----- Material -----

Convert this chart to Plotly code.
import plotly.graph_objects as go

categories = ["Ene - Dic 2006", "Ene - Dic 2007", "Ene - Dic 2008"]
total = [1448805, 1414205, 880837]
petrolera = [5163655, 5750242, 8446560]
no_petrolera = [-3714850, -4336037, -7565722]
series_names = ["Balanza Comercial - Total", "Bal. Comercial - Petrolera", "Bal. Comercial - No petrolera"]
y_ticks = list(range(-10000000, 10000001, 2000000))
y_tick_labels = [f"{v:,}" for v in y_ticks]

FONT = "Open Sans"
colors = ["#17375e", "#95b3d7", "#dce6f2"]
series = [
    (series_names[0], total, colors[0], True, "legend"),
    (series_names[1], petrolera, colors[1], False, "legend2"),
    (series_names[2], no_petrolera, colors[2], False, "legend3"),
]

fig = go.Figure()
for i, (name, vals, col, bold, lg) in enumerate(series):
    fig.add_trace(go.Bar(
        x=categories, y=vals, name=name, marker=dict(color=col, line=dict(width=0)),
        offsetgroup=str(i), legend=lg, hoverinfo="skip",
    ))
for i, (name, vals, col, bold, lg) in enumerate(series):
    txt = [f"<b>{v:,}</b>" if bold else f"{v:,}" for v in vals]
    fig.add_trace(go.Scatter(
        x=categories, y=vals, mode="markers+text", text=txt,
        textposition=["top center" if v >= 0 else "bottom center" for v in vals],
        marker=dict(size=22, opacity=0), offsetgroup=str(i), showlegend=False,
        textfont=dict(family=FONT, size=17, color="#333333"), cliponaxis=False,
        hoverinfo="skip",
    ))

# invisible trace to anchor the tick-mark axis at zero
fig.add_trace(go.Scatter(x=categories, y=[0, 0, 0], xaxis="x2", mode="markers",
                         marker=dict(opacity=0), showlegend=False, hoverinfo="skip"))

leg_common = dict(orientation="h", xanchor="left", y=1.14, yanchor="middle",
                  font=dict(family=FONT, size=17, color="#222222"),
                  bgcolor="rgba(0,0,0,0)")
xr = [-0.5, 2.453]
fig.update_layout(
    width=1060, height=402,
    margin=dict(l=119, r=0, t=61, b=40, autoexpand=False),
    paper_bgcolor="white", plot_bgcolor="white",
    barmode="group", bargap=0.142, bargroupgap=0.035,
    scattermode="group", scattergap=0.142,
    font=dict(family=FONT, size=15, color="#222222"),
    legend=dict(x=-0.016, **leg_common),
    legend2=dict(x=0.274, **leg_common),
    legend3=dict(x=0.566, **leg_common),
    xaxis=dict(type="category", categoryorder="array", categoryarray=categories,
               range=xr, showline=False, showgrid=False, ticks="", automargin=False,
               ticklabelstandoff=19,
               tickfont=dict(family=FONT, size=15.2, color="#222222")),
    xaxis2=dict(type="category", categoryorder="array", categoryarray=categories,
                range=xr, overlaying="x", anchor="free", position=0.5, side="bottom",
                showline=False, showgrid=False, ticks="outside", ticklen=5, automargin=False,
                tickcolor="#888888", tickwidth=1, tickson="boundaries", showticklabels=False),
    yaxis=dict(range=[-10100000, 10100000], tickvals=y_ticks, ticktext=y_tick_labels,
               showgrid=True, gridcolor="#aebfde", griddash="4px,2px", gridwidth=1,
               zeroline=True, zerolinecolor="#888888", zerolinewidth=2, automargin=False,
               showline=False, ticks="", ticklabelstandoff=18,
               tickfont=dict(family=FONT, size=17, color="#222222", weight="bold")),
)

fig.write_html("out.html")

-----

> [Short problem] Looking at the material above, please copy exactly every line from its first line through the line containing "import plotly.graph_objects as go", with both ends included and nothing else.

> [Problem solution]
Convert this chart to Plotly code.
import plotly.graph_objects as go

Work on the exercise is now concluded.